Overall, politically speaking, the crisis of the principle of
authority seems to us to constitute the most serious difficulty. Let
us repeat that we speak of authority in the true sense, which is such
as to determine not only obedience, but also natural adherence and
direct recognition. Only such authority can lead the elements within
a nation to overcome individualism and 'socialism', and, in the pan-
European area, to reduce the nationalistic hubris, the "sacred
prides", and the stiffening of the principle of individual state
sovereignty, in a manner better than mere necessity or circumstantial
interest can do. If there is something specifically peculiar to the
Aryo-Western tradition it is the spontaneous joining together of free
men proud of serving a leader who is really such. The only way to a
real European unity is via something which repeats on a large scale
such a situation, of a 'heroic' nature, not that of a
mere 'parliament' or a facsimile of a joint stock society.

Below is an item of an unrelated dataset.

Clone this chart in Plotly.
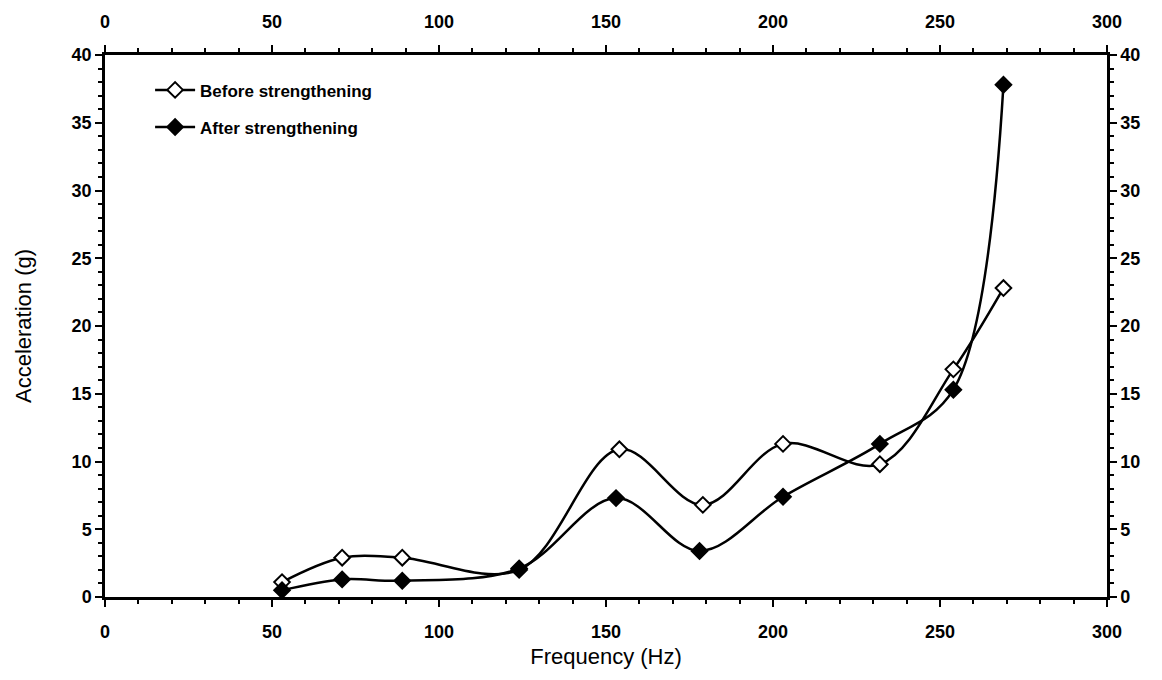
import plotly.graph_objects as go

freq = [53, 71, 89, 124, 154, 179, 203, 232, 254, 269]
before = [1.1, 2.9, 2.9, 2.0, 10.9, 6.8, 11.3, 9.8, 16.8, 22.8]
freq_after = [53, 71, 89, 124, 153, 178, 203, 232, 254, 269]
after = [0.5, 1.3, 1.2, 2.1, 7.3, 3.4, 7.4, 11.3, 15.3, 37.8]

x_ticks = [0, 50, 100, 150, 200, 250, 300]
y_ticks = [0, 5, 10, 15, 20, 25, 30, 35, 40]

FONT = "Liberation Sans, Arial, sans-serif"

fig = go.Figure()
fig.add_trace(go.Scatter(
    x=freq, y=before, mode="lines+markers", name="<b>Before strengthening</b>",
    line=dict(color="black", width=2.5, shape="spline", smoothing=1),
    marker=dict(symbol="diamond", size=12, color="white", line=dict(color="black", width=2)),
    legendgroup="a",
))
fig.add_trace(go.Scatter(
    x=freq_after, y=after, mode="lines+markers", name="<b>After strengthening</b>",
    line=dict(color="black", width=2.5, shape="spline", smoothing=1),
    marker=dict(symbol="diamond", size=12, color="black", line=dict(color="black", width=2)),
    legendgroup="b",
))
# invisible trace to show top/right axes
fig.add_trace(go.Scatter(x=[0, 300], y=[0, 40], xaxis="x2", yaxis="y2",
                         mode="markers", marker=dict(opacity=0), showlegend=False,
                         hoverinfo="skip"))

axis_common = dict(
    showgrid=False, zeroline=False, showline=True, linecolor="black", linewidth=2.5,
    ticks="outside", tickcolor="black", tickwidth=2, ticklen=7,
    tickfont=dict(family=FONT, size=18, color="black", weight="bold"),
)
xt = dict(tickmode="array", tickvals=x_ticks, ticktext=[f"<b>{v}</b>" for v in x_ticks])
yt = dict(tickmode="array", tickvals=y_ticks, ticktext=[f"<b>{v}</b>" for v in y_ticks])
xminor = dict(dtick=10, tick0=0, ticks="outside", ticklen=4, tickwidth=2, tickcolor="black")
yminor = dict(dtick=1, tick0=0, ticks="outside", ticklen=4, tickwidth=2, tickcolor="black")

fig.update_layout(
    width=1162, height=680,
    margin=dict(l=105, r=55, t=52, b=83),
    plot_bgcolor="white", paper_bgcolor="white",
    font=dict(family=FONT, color="black"),
    xaxis=dict(range=[0, 300], minor=xminor, **xt, ticklabelstandoff=10,
               title=dict(text="Frequency (Hz)", font=dict(family=FONT, size=22, color="black"), standoff=8),
               **axis_common),
    yaxis=dict(range=[0, 40], minor=yminor, **yt,
               title=dict(text="Acceleration (g)", font=dict(family=FONT, size=22, color="black"), standoff=34),
               **axis_common),
    xaxis2=dict(range=[0, 300], minor=xminor, **xt, overlaying="x", side="top", ticklabelstandoff=10,
                **axis_common),
    yaxis2=dict(range=[0, 40], minor=yminor, **yt, overlaying="y", side="right",
                **axis_common),
    legend=dict(x=0.045, y=0.968, xanchor="left", yanchor="top",
                font=dict(family=FONT, size=17, color="black"),
                bgcolor="rgba(0,0,0,0)", traceorder="grouped", tracegroupgap=12,
                itemwidth=40),
    showlegend=True,
)

fig.write_html("out.html")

This brings into view the mistake of those who admit a sort of
political agnosticism to the European idea, thus reducing it to a
kind of formless common denominator : a centre of crystallisation is
needed, and the form of the whole cannot but reflect itself in that
of the parts. On a background which is not that of 'civilisation',
but that of tradition, this form can only be the organic-hierarchical
one. The more integration along those lines occurs in each of the
partial - that is, national - areas, the more we will approach
supranational unity.

The fact that numerous external pressures are now clearly
perceptible, so that for Europe to unite is a matter of life or
death, must lead to the acknowledgment of the inner problem which
must be resolved to give to an eventual European coalition a solid
base, which as explained above has a double aspect : on one hand, it
is the problem of the gradual and real overcoming of what is
characteristic of a period of 'Zivilisation' ; on the other hand, it
is the problem of a sort of 'metaphysics' by which an idea of pure
authority, at once national, supranational, and European, can be
justified.

This double problem brings us back to a double imperative. We must
see what men are still standing among so many ruins who are able to
understand and accept this imperative.